Down Sorrento way, emotions are running hot.
Front row plus one
Governor-General Sam Mostyn’s barrister husband, Simeon Beckett, SC, has impeccable progressive credentials, with a specialisation in human rights and anti-discrimination law, and having served as a counsel assisting the Royal Commission into Institutional Responses to Child Sex Abuse.
So Beckett might be horrified to discover that he’s ended up on Donald Trump’s Truth Social, the media platform created by the US president back before big tech decided to bend the knee last November.
Beckett appears in a video of Trump attending Pope Francis’ funeral in the Vatican City at the weekend, seen in the background whipping out his phone to take a video of the passing commander-in-chief like an enthusiastic fan boy.
The Australian delegation at Pope Francis’ funeral: Ambassador to the Holy See Keith Pitt, Nimfa Farrell and her husband, Trade Minister Don Farrell, former deputy prime minister Michael McCormack, Governor-General Sam Mostyn and her husband, Simeon Bennett, and ambassador to Italy Julianne Crowley.
Although to be fair, we’d probably have done the same. We asked Government House for some more details, but didn’t hear back.

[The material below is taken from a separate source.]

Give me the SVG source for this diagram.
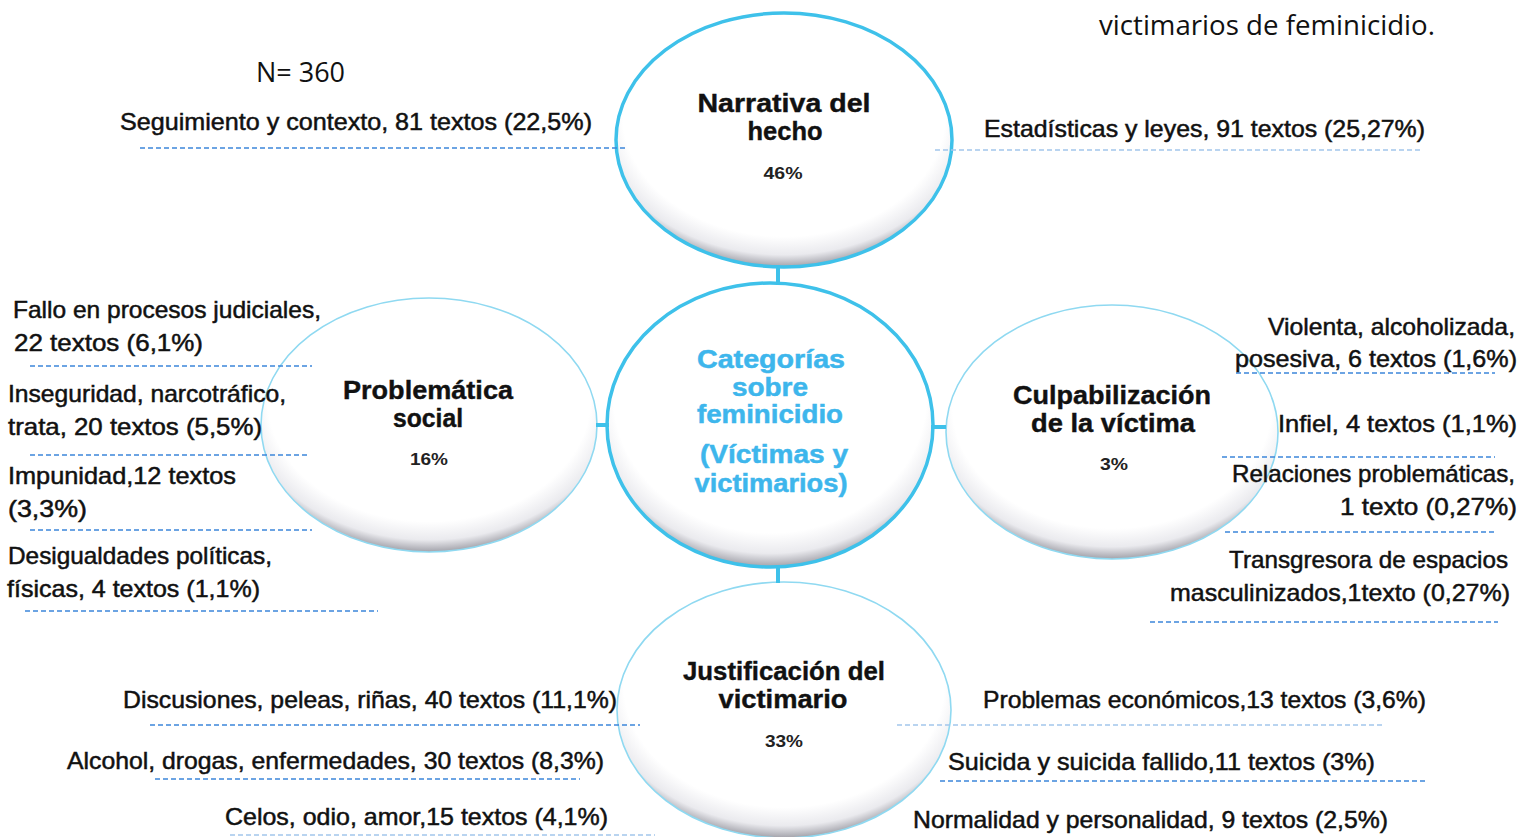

Beckett attended the Pope’s funeral along with Mostyn, who represented Australia at an event thrumming with world leaders and swiftly overshadowed, in geopolitical terms, by a brief meeting between Trump and Ukrainian President Volodymyr Zelensky, their first since that heated exchange in the White House earlier this year.
Pre-polling day
SPOTTED: At the pre-polling station on High Street, Kew, on Saturday, early voters ran the gauntlet of volunteers to enter the empty shopfront which used to be an Australia Post office.
Aspiring Kooyong candidate Amelia Hamer stood yarning with state Hawthorn MP John Pesutto, the former state Liberal leader facing potential bankruptcy after losing the Moira Deeming defamation case, which would oust him from parliament.
Reportedly, Liberal powerbrokers are lining up to replace Pesutto with Hamer if she fails to take Kooyong from teal independent Monique Ryan.
Hamer recently told The Age she regarded Pesutto as a great local member. One can only wonder what the two discussed on a dark and damp Saturday afternoon. Presumably, it’s a tad too early for handover notes.